Depuis le milieu des années 1990, le lobby des armes, inquiet du désintérêt grandissant des Américains pour le tir sportif et la chasse, cherche une parade. Pour attirer de nouveaux consommateurs, il se lance donc dans le "marketing to kids", pour habituer les enfants aux armes, dès leur plus jeune âge.

Mon premier fusil

Keystone Sporting Arms, l'entreprise qui fabrique les fusils Crickett destinés aux enfants, utilise les mêmes codes que de nombreux fabricants de jouets. Les armes, petites et légères, arborent des couleurs vives (du rose pour les filles, du bleu pour les garçons, du rouge-blanc-bleu pour le patriotisme). La mascotte de la marque est un mignon petit criquet nommé Davey (allusion au trappeur Davy Crockett). Et dans son Kids corner ("Le coin des enfants"), on trouve une galerie de photos de bambins armés et souriants. Dans le chargeur de ces armes miniatures, de vraies balles.

Galerie photo du site de la marque de fusils pour enfants Crickett. (CRICKETT / FRANCETV INFO)

Pour justifier sa démarche, l'entreprise explique vouloir "instiller les notions de sécurité des armes dans l'esprit des jeunes tireurs et les encourager à améliorer la connaissance et le respect que la chasse et le tir nécessitent". Et cela fonctionne. A ses débuts, en 1996, la société fabriquait 4 000 armes pour enfants. En 2008, elle a atteint 70 000 pièces, selon le site d'information américain Mother Jones (en anglais).

Mon premier gilet pare-balles

La tuerie de l'école Sandy Hook, à Newtown (Connecticut), en décembre 2012, n'a pas seulement relancé le débat sur le port et la vente d'armes aux Etats-Unis. Les compagnies spécialisées dans le blindage corporel, comme Amendment II, ont enregistré une forte hausse des ventes de leurs sacs à dos pare-balles après le drame. Avec des modèles spécialement conçus pour les enfants. Siglés Princesses Disney ou Avengers, les sacs à dos semblent ordinaires mais sont en fait renforcés par une plaque de carbone et coûtent environ 300 dollars.

Les sacs à dos pare-balles de la marque Amendment II. (AMENDMENT II / FRANCETV INFO)
 

Les mêmes marques distribuent aussi des gilets pare-balles taille enfant pour 600 dollars.
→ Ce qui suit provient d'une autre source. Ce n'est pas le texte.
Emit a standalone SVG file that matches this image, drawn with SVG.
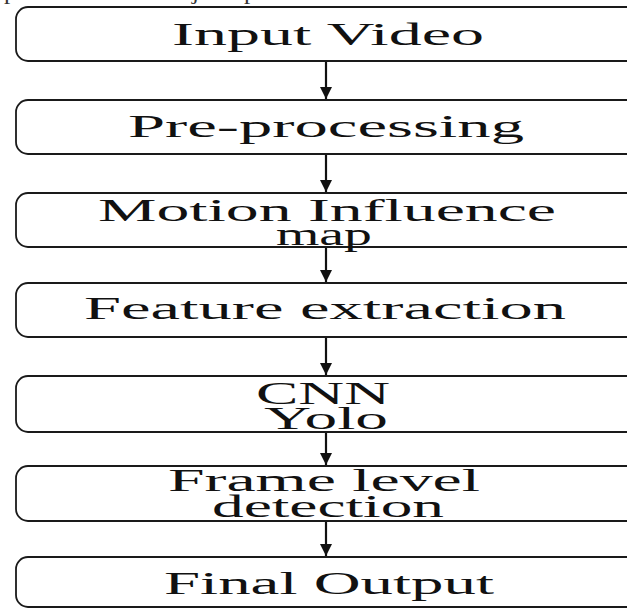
<svg xmlns="http://www.w3.org/2000/svg" width="627" height="608" viewBox="0 0 627 608">
  <defs>
    <style>
      .box { fill: #ffffff; stroke: #1a1a1a; stroke-width: 1.8; }
      .lbl { font-family: "Liberation Serif", "Times New Roman", serif; font-size: 32px; fill: #111111; }
      .top { font-family: "Liberation Serif", "Times New Roman", serif; font-size: 22px; fill: #333333; }
      .conn { stroke: #111111; stroke-width: 2.2; fill: none; }
    </style>
    <marker id="arrow" viewBox="0 0 12 12" refX="12" refY="6" markerWidth="12" markerHeight="12" markerUnits="userSpaceOnUse" orient="auto">
      <path d="M0,0 L12,6 L0,12 z" fill="#111111"/>
    </marker>
  </defs>
  <rect width="627" height="608" fill="#ffffff"/>
  <text class="top" x="4" y="-1" textLength="620" lengthAdjust="spacingAndGlyphs">place where the objects present in the frame are identified and</text>

  <g id="connectors">
    <line class="conn" x1="326" y1="61" x2="326" y2="99" marker-end="url(#arrow)"/>
    <line class="conn" x1="326" y1="154" x2="326" y2="192" marker-end="url(#arrow)"/>
    <line class="conn" x1="326" y1="247" x2="326" y2="282" marker-end="url(#arrow)"/>
    <line class="conn" x1="326" y1="337" x2="326" y2="375" marker-end="url(#arrow)"/>
    <line class="conn" x1="326" y1="432" x2="326" y2="465" marker-end="url(#arrow)"/>
    <line class="conn" x1="326" y1="521" x2="326" y2="556" marker-end="url(#arrow)"/>
  </g>

  <g id="input-video">
    <rect class="box" x="16" y="7" width="630" height="54" rx="12"/>
    <text class="lbl" x="172" y="45" textLength="312" lengthAdjust="spacingAndGlyphs">Input Video</text>
  </g>
  <g id="pre-processing">
    <rect class="box" x="16" y="100" width="630" height="54" rx="12"/>
    <text class="lbl" x="128" y="137" textLength="396" lengthAdjust="spacingAndGlyphs">Pre-processing</text>
  </g>
  <g id="motion-influence-map">
    <rect class="box" x="16" y="193" width="630" height="54" rx="12"/>
    <text class="lbl" x="98" y="221" textLength="458" lengthAdjust="spacingAndGlyphs">Motion Influence</text>
    <text class="lbl" x="276" y="245" textLength="96" lengthAdjust="spacingAndGlyphs">map</text>
  </g>
  <g id="feature-extraction">
    <rect class="box" x="16" y="283" width="630" height="54" rx="12"/>
    <text class="lbl" x="84" y="319" textLength="482" lengthAdjust="spacingAndGlyphs">Feature extraction</text>
  </g>
  <g id="cnn-yolo">
    <rect class="box" x="16" y="376" width="630" height="56" rx="12"/>
    <text class="lbl" x="256" y="404" textLength="134" lengthAdjust="spacingAndGlyphs">CNN</text>
    <text class="lbl" x="264" y="429" textLength="124" lengthAdjust="spacingAndGlyphs">Yolo</text>
  </g>
  <g id="frame-level-detection">
    <rect class="box" x="16" y="466" width="630" height="55" rx="12"/>
    <text class="lbl" x="168" y="491" textLength="312" lengthAdjust="spacingAndGlyphs">Frame level</text>
    <text class="lbl" x="212" y="517" textLength="232" lengthAdjust="spacingAndGlyphs">detection</text>
  </g>
  <g id="final-output">
    <rect class="box" x="16" y="557" width="630" height="50" rx="12"/>
    <text class="lbl" x="164" y="594" textLength="330" lengthAdjust="spacingAndGlyphs">Final Output</text>
  </g>
</svg>
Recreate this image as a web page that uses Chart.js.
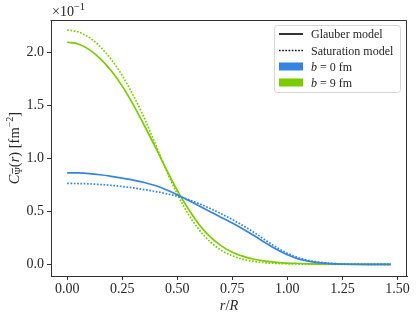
<!DOCTYPE html>
<html>
<head>
<meta charset="utf-8">
<script src="https://cdn.jsdelivr.net/npm/chart.js@4.4.1/dist/chart.umd.min.js"></script>
<style>
  html, body { margin: 0; padding: 0; background: #fff; }
</style>
</head>
<body>
<canvas id="chart" width="416" height="320"></canvas>
<script>
// r/R sample points
const rValues = [0, 0.05, 0.10, 0.15, 0.20, 0.25, 0.30, 0.35, 0.40, 0.45, 0.50, 0.55, 0.60, 0.65, 0.70,
    0.75, 0.80, 0.85, 0.90, 0.95, 1.00, 1.05, 1.10, 1.15, 1.20, 1.25, 1.30, 1.35, 1.40, 1.45, 1.47];

// values are in units of 10^-1 fm^-2
const glauberB0 = [0.865, 0.864, 0.858, 0.847, 0.832, 0.815, 0.797, 0.774, 0.745, 0.705, 0.658, 0.606, 0.552, 0.498, 0.444,
    0.390, 0.332, 0.270, 0.205, 0.142, 0.090, 0.052, 0.028, 0.014, 0.007, 0.003, 0.001, 0.0005, 0.0002, 0.0001, 0.0001];
const saturationB0 = [0.765, 0.764, 0.761, 0.755, 0.747, 0.736, 0.723, 0.707, 0.689, 0.668, 0.645, 0.613, 0.573, 0.528, 0.478,
    0.424, 0.365, 0.300, 0.230, 0.162, 0.105, 0.063, 0.036, 0.019, 0.009, 0.004, 0.002, 0.001, 0.0005, 0.0002, 0.0001];
const glauberB9 = [2.100, 2.083, 2.030, 1.945, 1.830, 1.685, 1.510, 1.315, 1.110, 0.900, 0.700, 0.525, 0.375, 0.260, 0.175,
    0.115, 0.075, 0.048, 0.030, 0.019, 0.012, 0.008, 0.005, 0.003, 0.002, 0.001, 0.0006, 0.0003, 0.0002, 0.0001, 0.0001];
const saturationB9 = [2.215, 2.198, 2.145, 2.058, 1.938, 1.785, 1.598, 1.385, 1.140, 0.890, 0.665, 0.475, 0.325, 0.212, 0.132,
    0.080, 0.047, 0.027, 0.016, 0.009, 0.005, 0.003, 0.002, 0.001, 0.0005, 0.0002, 0.0001, 0.0001, 0.0001, 0.0, 0.0];

const xTicks = [0, 0.25, 0.5, 0.75, 1.0, 1.25, 1.5];
const yTicks = [0, 0.5, 1.0, 1.5, 2.0];

const legendLabels = ['Glauber model', 'Saturation model', 'b = 0 fm', 'b = 9 fm'];

const blue = '#3584e4';
const green = '#7acc00';
const axisColor = '#333333';
const textColor = '#262626';
const serif = '"Liberation Serif", "DejaVu Serif", serif';

function pts(ys) {
    return rValues.map((r, i) => ({ x: r, y: ys[i] }));
}

function line(data, color, dotted) {
    return {
        data: pts(data),
        borderColor: color,
        borderWidth: 1.7,
        borderDash: dotted ? [1.7, 1.6] : [],
        pointRadius: 0,
        cubicInterpolationMode: 'monotone',
        fill: false
    };
}

// draw a run of text pieces (normal / italic / sub / sup), returns x positions
function drawPieces(ctx, pieces, x, y, align) {
    let total = 0;
    pieces.forEach(p => {
        ctx.font = (p.italic ? 'italic ' : '') + p.size + 'px ' + serif;
        p.w = ctx.measureText(p.t).width;
        total += p.w;
    });
    let cx = align === 'center' ? x - total / 2 : x;
    pieces.forEach(p => {
        ctx.font = (p.italic ? 'italic ' : '') + p.size + 'px ' + serif;
        ctx.fillText(p.t, cx, y + (p.dy || 0));
        p.x = cx;
        cx += p.w;
    });
    return pieces;
}

const decorations = {
    id: 'decorations',
    afterDraw(chart) {
        const ctx = chart.ctx;
        const a = chart.chartArea;
        ctx.save();

        // top and right spines
        ctx.strokeStyle = axisColor;
        ctx.lineWidth = 1;
        ctx.beginPath();
        ctx.moveTo(Math.round(a.left) - 0.5, Math.round(a.top) + 0.5);
        ctx.lineTo(Math.round(a.right) - 0.5, Math.round(a.top) + 0.5);
        ctx.lineTo(Math.round(a.right) - 0.5, Math.round(a.bottom) + 0.5);
        ctx.stroke();

        ctx.fillStyle = textColor;
        ctx.textBaseline = 'alphabetic';
        ctx.textAlign = 'left';

        // offset text
        drawPieces(ctx, [
            { t: '×10', size: 14 },
            { t: '−1', size: 10.5, dy: -6 }
        ], a.left + 1, 16, 'left');

        // x title
        drawPieces(ctx, [
            { t: 'r', size: 14.5, italic: true },
            { t: '/', size: 14.5 },
            { t: 'R', size: 14.5, italic: true }
        ], (a.left + a.right) / 2, 310, 'center');

        // y title
        ctx.save();
        ctx.translate(19, (a.top + a.bottom) / 2);
        ctx.rotate(-Math.PI / 2);
        const yt = drawPieces(ctx, [
            { t: 'C', size: 14.5, italic: true },
            { t: 'Ψ', size: 10, dy: 3 },
            { t: '(', size: 14.5 },
            { t: 'r', size: 14.5, italic: true },
            { t: ') [fm', size: 14.5 },
            { t: '−2', size: 10, dy: -6 },
            { t: ']', size: 14.5 }
        ], 0, 0, 'center');
        // macron over the subscript
        ctx.strokeStyle = textColor;
        ctx.lineWidth = 0.8;
        ctx.beginPath();
        ctx.moveTo(yt[1].x + 1, -6.5);
        ctx.lineTo(yt[1].x + yt[1].w - 1, -6.5);
        ctx.stroke();
        ctx.restore();

        // legend
        const lx = 274.5, ly = 25.5, lw = 126, lh = 67;
        ctx.beginPath();
        ctx.roundRect(lx, ly, lw, lh, 3);
        ctx.fillStyle = 'rgba(255,255,255,0.8)';
        ctx.fill();
        ctx.strokeStyle = '#d6d6d6';
        ctx.lineWidth = 1;
        ctx.stroke();

        const rows = [34, 50.5, 66.5, 82.5];
        // line samples
        ctx.strokeStyle = '#000';
        ctx.lineWidth = 1.6;
        [[], [1.6, 1.6]].forEach((dash, i) => {
            ctx.setLineDash(dash);
            ctx.beginPath();
            ctx.moveTo(279, rows[i]);
            ctx.lineTo(303, rows[i]);
            ctx.stroke();
        });
        ctx.setLineDash([]);
        // colour patches
        [blue, green].forEach((c, i) => {
            ctx.fillStyle = c;
            ctx.fillRect(279, rows[i + 2] - 4, 24, 8);
        });

        ctx.fillStyle = textColor;
        const ty = 4;
        drawPieces(ctx, [{ t: legendLabels[0], size: 12 }], 311, rows[0] + ty, 'left');
        drawPieces(ctx, [{ t: legendLabels[1], size: 12 }], 311, rows[1] + ty, 'left');
        [2, 3].forEach(i => {
            const parts = legendLabels[i].split(' = ');
            drawPieces(ctx, [
                { t: parts[0], size: 12, italic: true },
                { t: ' = ' + parts[1], size: 12 }
            ], 311, rows[i] + ty, 'left');
        });

        ctx.restore();
    }
};

new Chart(document.getElementById('chart'), {
    type: 'line',
    data: {
        datasets: [
            line(glauberB0, blue, false),
            line(saturationB0, blue, true),
            line(glauberB9, green, false),
            line(saturationB9, green, true)
        ]
    },
    options: {
        responsive: false,
        animation: false,
        layout: { padding: { top: 20, right: 9, left: 0, bottom: 0 } },
        plugins: { legend: { display: false }, tooltip: { enabled: false } },
        scales: {
            x: {
                type: 'linear',
                min: -0.0735,
                max: 1.5435,
                afterBuildTicks: s => { s.ticks = xTicks.map(v => ({ value: v })); },
                afterFit: s => { s.height = 44; },
                grid: { drawOnChartArea: false, drawTicks: true, tickLength: 4, color: axisColor },
                border: { display: true, color: axisColor, width: 1 },
                ticks: {
                    color: textColor,
                    font: { family: serif, size: 14 },
                    padding: 1,
                    maxRotation: 0,
                    callback: v => v.toFixed(2)
                }
            },
            y: {
                type: 'linear',
                min: -0.11,
                max: 2.31,
                afterBuildTicks: s => { s.ticks = yTicks.map(v => ({ value: v })); },
                afterFit: s => { s.width = 51; },
                grid: { drawOnChartArea: false, drawTicks: true, tickLength: 4, color: axisColor },
                border: { display: true, color: axisColor, width: 1 },
                ticks: {
                    color: textColor,
                    font: { family: serif, size: 14 },
                    padding: 3,
                    callback: v => v.toFixed(1)
                }
            }
        }
    },
    plugins: [decorations]
});
</script>
</body>
</html>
Une autre marque, Caballero, installée en Colombie, qui fabrique des vêtements pare-balles "fashion" pour des célébrités et des responsables politiques, s'est lancée, en avril, dans les uniformes scolaires blindés et compte bien s'installer sur le marché américain, raconte encore Mother Jones.

Mon premier magazine de chasse

Il s'appelle Junior Shooters et est financé par l'industrie des armes à feu, selon le New York Times (en anglais). Son objectif est d'attirer les plus jeunes vers "l'usage récréatif des armes", détaille le quotidien américain. Coupons de réduction à l'appui, Junior Shooters suggère sans détour à ses lecteurs de partager les articles avec leurs parents. "Qui sait ?, est-il écrit, peut-être que tu trouveras un Bushmaster AR-15 sous ton sapin, un beau matin de Noël !"

Mon premier tir

Le New York Times révèle encore d'autres pratiques du lobby des armes, qui vise les jeunes de "8 à 17 ans" à travers leurs activités extrascolaires. L'idée est de repérer des "ambassadeurs" dans les clubs de paintball ou de tir à l'arc. "L'objectif est d'inciter des nouveaux venus à tirer sur quelque chose ; l'étape suivante naturelle étant le passage à une vraie arme à feu", rapporte le quotidien, qui cite un rapport rédigé par la National Shooting Sports Foundation et le Hunting Heritage Trust, deux organisations qui défendent le port d'arme.